On the backside of the wall, Leavitt has crafted a short fictional narrative about the history of the horse painting tied to racing, the mafia, and interpersonal melodrama. In an interview published by Mousse, Leavitt describes the text as “kind of a joke about Hollywood backstories”—a pun since “it’s literally on the back of the set.”
Yet even when Leavitt gives us a backstory, it aches to be completed. Leavitt provides artificial scenery, props, and lighting and demands that the viewer activate the space. It felt as though the guard and I were animated by the Leavitt’s piece. The guard broke out of his normal role and implicated himself as an active participant. It is especially significant that he turned the attention in on himself. He was standing on a stage set, and he wanted to be seen, and moreover, documented.
Leavitt told the LA Times, “I’m trying to frame some story through an object or a painting or a situation that would lend itself to further narrative.” While Leavitt often writes and stages performances, plays, stories, and readings, the sets mainly function as sites of possibility and projection. They are doubly uncanny meta-stages—theater sets representing theater sets that represent reality.
Leavitt’s work evokes that peculiar déjà vu-esque spookiness infamously summed up by Wayne’s World’s Garth Algar. After signing their public access show over to a big network, Wayne and Garth stare at the high budget reconstructed version of the duo’s original set. “I mean, we’re looking down on Wayne’s basement. Only, that’s not Wayne’s basement.” Wayne subsequently identifies Garth’s statement as a haiku–which is especially appropriate given the genre’s association with finding profundity in ordinary moments.

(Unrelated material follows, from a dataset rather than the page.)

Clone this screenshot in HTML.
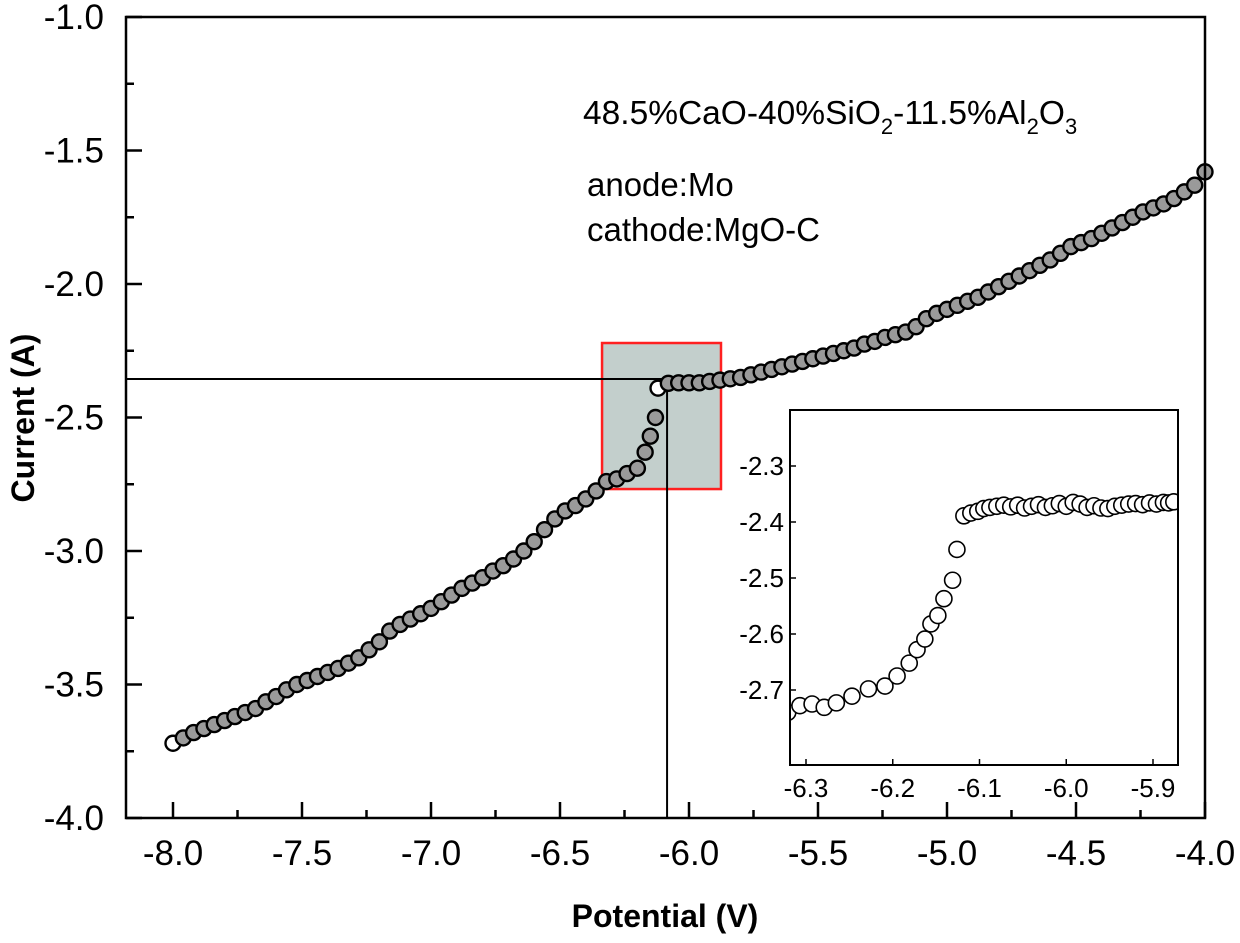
<!DOCTYPE html>
<html><head><meta charset="utf-8"><style>
html,body{margin:0;padding:0;background:#fff;}
svg{display:block;font-family:"Liberation Sans",Arial,sans-serif;}
</style></head><body>
<svg id="chart" width="1240" height="943" viewBox="0 0 1240 943" xmlns="http://www.w3.org/2000/svg">
<g id="main-layer"></g>
<g id="inset-layer"></g>
<text x="583" y="124" font-size="33.5">48.5%CaO-40%SiO<tspan font-size="22" dy="10">2</tspan><tspan dy="-10">-11.5%Al</tspan><tspan font-size="22" dy="10">2</tspan><tspan dy="-10">O</tspan><tspan font-size="22" dy="10">3</tspan></text>
<text x="587" y="196" font-size="33">anode:Mo</text>
<text x="587" y="241" font-size="33">cathode:MgO-C</text>
<text x="665" y="927" font-size="32" font-weight="bold" text-anchor="middle">Potential (V)</text>
<text transform="translate(34,418) rotate(-90)" font-size="32" font-weight="bold" text-anchor="middle">Current (A)</text>
</svg>
<script>
const mainV = [-8.00,-7.96,-7.92,-7.88,-7.84,-7.80,-7.76,-7.72,-7.68,-7.64,-7.60,-7.56,-7.52,-7.48,-7.44,-7.40,-7.36,-7.32,-7.28,-7.24,-7.20,-7.16,-7.12,-7.08,-7.04,-7.00,-6.96,-6.92,-6.88,-6.84,-6.80,-6.76,-6.72,-6.68,-6.64,-6.60,-6.56,-6.52,-6.48,-6.44,-6.40,-6.36,-6.32,-6.28,-6.24,-6.20,-6.17,-6.15,-6.13,-6.12,-6.08,-6.04,-6.00,-5.96,-5.92,-5.88,-5.84,-5.80,-5.76,-5.72,-5.68,-5.64,-5.60,-5.56,-5.52,-5.48,-5.44,-5.40,-5.36,-5.32,-5.28,-5.24,-5.20,-5.16,-5.12,-5.08,-5.04,-5.00,-4.96,-4.92,-4.88,-4.84,-4.80,-4.76,-4.72,-4.68,-4.64,-4.60,-4.56,-4.52,-4.48,-4.44,-4.40,-4.36,-4.32,-4.28,-4.24,-4.20,-4.16,-4.12,-4.08,-4.04,-4.00];
const mainI = [-3.72,-3.70,-3.68,-3.665,-3.65,-3.635,-3.62,-3.605,-3.59,-3.565,-3.545,-3.52,-3.50,-3.485,-3.47,-3.455,-3.44,-3.42,-3.40,-3.37,-3.34,-3.30,-3.275,-3.255,-3.235,-3.215,-3.19,-3.165,-3.14,-3.12,-3.10,-3.075,-3.055,-3.03,-3.00,-2.965,-2.92,-2.88,-2.85,-2.83,-2.805,-2.775,-2.74,-2.73,-2.71,-2.69,-2.63,-2.57,-2.50,-2.39,-2.372,-2.37,-2.37,-2.37,-2.365,-2.36,-2.355,-2.35,-2.34,-2.33,-2.32,-2.31,-2.30,-2.29,-2.28,-2.27,-2.26,-2.25,-2.24,-2.225,-2.215,-2.20,-2.19,-2.18,-2.16,-2.13,-2.11,-2.095,-2.08,-2.065,-2.05,-2.03,-2.01,-1.99,-1.97,-1.95,-1.93,-1.91,-1.885,-1.86,-1.845,-1.83,-1.81,-1.79,-1.77,-1.75,-1.73,-1.715,-1.70,-1.68,-1.655,-1.63,-1.58];
const mainXTicks = [-8.0,-7.5,-7.0,-6.5,-6.0,-5.5,-5.0,-4.5,-4.0];
const mainYTicks = [-1.0,-1.5,-2.0,-2.5,-3.0,-3.5,-4.0];
const insetV = [-6.338,-6.321,-6.307,-6.293,-6.279,-6.265,-6.247,-6.228,-6.209,-6.195,-6.181,-6.172,-6.163,-6.156,-6.148,-6.141,-6.131,-6.126,-6.118,-6.110,-6.102,-6.095,-6.088,-6.080,-6.072,-6.064,-6.056,-6.048,-6.040,-6.032,-6.024,-6.016,-6.008,-6.000,-5.992,-5.984,-5.976,-5.968,-5.960,-5.952,-5.944,-5.936,-5.928,-5.920,-5.912,-5.904,-5.896,-5.888,-5.882,-5.876];
const insetI = [-2.759,-2.740,-2.728,-2.725,-2.731,-2.723,-2.711,-2.698,-2.693,-2.675,-2.652,-2.628,-2.609,-2.582,-2.567,-2.537,-2.504,-2.449,-2.389,-2.384,-2.381,-2.376,-2.374,-2.372,-2.370,-2.373,-2.370,-2.375,-2.372,-2.369,-2.374,-2.371,-2.367,-2.372,-2.365,-2.368,-2.374,-2.371,-2.375,-2.376,-2.372,-2.370,-2.368,-2.367,-2.369,-2.366,-2.368,-2.365,-2.366,-2.364];
const insetXTicks = [-6.3,-6.2,-6.1,-6.0,-5.9];
const insetYTicks = [-2.3,-2.4,-2.5,-2.6,-2.7];
const markerV = -6.085, markerI = -2.356;

const NS = "http://www.w3.org/2000/svg";
function mk(parent, tag, attrs) {
  const e = document.createElementNS(NS, tag);
  for (const k in attrs) e.setAttribute(k, attrs[k]);
  parent.appendChild(e);
  return e;
}
const mx = v => 173 + (v + 8) * 258;
const my = a => 17 + (-1 - a) * 267;
const M = { l: 126, r: 1205, t: 17, b: 818 };
const g = document.getElementById('main-layer');

const zoomBox = mk(g, 'rect', { x: mx(-6.337), y: my(-2.221), width: mx(-5.876) - mx(-6.337), height: my(-2.768) - my(-2.221), fill: '#c3cfcc', stroke: '#ff2020', 'stroke-width': 2.5 });



const hl = mk(g, 'line', { x1: M.l, x2: mx(markerV), y1: my(markerI), y2: my(markerI), stroke: '#000', 'stroke-width': 2 });


const vl = mk(g, 'line', { x1: mx(markerV), x2: mx(markerV), y1: my(markerI), y2: M.b, stroke: '#000', 'stroke-width': 2 });



for (let i = 0; i < mainV.length; i++) {
  const c = mk(g, 'circle', { cx: mx(mainV[i]), cy: my(mainI[i]), r: 7.5, fill: (i === 0 || (mainV[i] > -6.13 && mainV[i] < -6.1)) ? '#fff' : '#9a9a9a', stroke: '#000', 'stroke-width': 2.4 });
  
  
}

const frame = mk(g, 'rect', { x: M.l, y: M.t, width: M.r - M.l, height: M.b - M.t, fill: 'none', stroke: '#000', 'stroke-width': 2.5 });



mainXTicks.forEach(v => {
  const x = mx(v);
  const t = mk(g, 'line', { x1: x, x2: x, y1: M.b, y2: M.b - 16, stroke: '#000', 'stroke-width': 2.5 });
  
  
  const m = mk(g, 'line', { x1: x + 64.5, x2: x + 64.5, y1: M.b, y2: M.b - 8, stroke: '#000', 'stroke-width': 2.5 });
  
  
  const lb = mk(g, 'text', { x: x, y: 865, 'font-size': 35, 'text-anchor': 'middle' });
  lb.textContent = v.toFixed(1);
  
  
});
mainYTicks.forEach(a => {
  const y = my(a);
  const t = mk(g, 'line', { x1: M.l, x2: M.l + 16, y1: y, y2: y, stroke: '#000', 'stroke-width': 2.5 });
  
  
  if (a > -4) {
    const m = mk(g, 'line', { x1: M.l, x2: M.l + 8, y1: y + 66.75, y2: y + 66.75, stroke: '#000', 'stroke-width': 2.5 });
    
    
  }
  const lb = mk(g, 'text', { x: 104, y: y + 12, 'font-size': 35, 'text-anchor': 'end' });
  lb.textContent = a.toFixed(1);
  
  
});

// inset
const I = { l: 790, r: 1178, t: 410, b: 765 };
const ix = v => 806 + (v + 6.3) * 867.5;
const iy = a => 466 + (-2.3 - a) * 560;
const ig = document.getElementById('inset-layer');
const ibg = mk(ig, 'rect', { x: I.l, y: I.t, width: I.r - I.l, height: I.b - I.t, fill: '#fff' });


const clip = mk(ig, 'clipPath', { id: 'insetClip' });
mk(clip, 'rect', { x: I.l, y: I.t, width: I.r - I.l, height: I.b - I.t });
const pts = mk(ig, 'g', { 'clip-path': 'url(#insetClip)' });
for (let i = 0; i < insetV.length; i++) {
  const c = mk(pts, 'circle', { cx: ix(insetV[i]), cy: iy(insetI[i]), r: 8, fill: '#fff', stroke: '#000', 'stroke-width': 1.6 });
  
  
}
const iframe = mk(ig, 'rect', { x: I.l, y: I.t, width: I.r - I.l, height: I.b - I.t, fill: 'none', stroke: '#000', 'stroke-width': 2 });


insetXTicks.forEach(v => {
  const x = ix(v);
  const t = mk(ig, 'line', { x1: x, x2: x, y1: I.b, y2: I.b - 6, stroke: '#000', 'stroke-width': 1.5 });
  
  
  const lb = mk(ig, 'text', { x: x, y: 797, 'font-size': 26, 'text-anchor': 'middle' });
  lb.textContent = v.toFixed(1);
  
  
});
insetYTicks.forEach(a => {
  const y = iy(a);
  const t = mk(ig, 'line', { x1: I.l, x2: I.l + 6, y1: y, y2: y, stroke: '#000', 'stroke-width': 1.5 });
  
  
  const lb = mk(ig, 'text', { x: 784, y: y + 9, 'font-size': 26, 'text-anchor': 'end' });
  lb.textContent = a.toFixed(1);
  
  
});
</script>
</body></html>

In fact, part of Leavitt’s genius is his ability to create installations and images that seem entirely generic. California Patio, as the title suggests, epitomizes the post-war tract home patio, with its sliding glass doors, flagstone ground, and standard garden foliage. Although Leavitt includes elements that are particular to Los Angeles scenery, they retain a neutral quality. Perhaps images LA have been reproduced so many times that they now feel familiar to almost anyone in our culture. Or maybe LA, which often resembles a vast sprawling suburb rather than a true city, encapsulates all the archetypical elements of the American Dream.
Like his ersatz theater sets, Leavitt’s paintings operate as paradoxically distinctive and familiar. Even his technique feels pointedly mundane, as his easel-sized works hover in the nondescript spectrum between virtuosity and expressionism. Leavitt is gifted in focusing his eye on scenes and structures that epitomize modern LA architecture—big glass walls, futuristic boxy forms, and precarious hillside engineering. At the turn of the twenty-first century, Leavitt picks up where the post-industrialization Parisian flâneur predecessors left off a hundred years ago. Los Angeles (in some sense Paris’s successor as the world’s epicenter of culture production and tastemaking—however low-brow that taste may be) is comprised of expansive domestic spheres, rather than bustling urban sidewalks. Though our landscape is dominated by private space, most of it is quite visible behind slender, dwarfed succulents, palms, and cacti.
Still, his visions of gardens, carports, and bridges are hauntingly devoid of human subjects. And not in the manner in which traditional plein-air painting omits the figure. As with the installations, his paintings hang like unfinished stories. No palpable action occurs, but within that nothingness lurks tension and possibility—and the imagination of the viewer.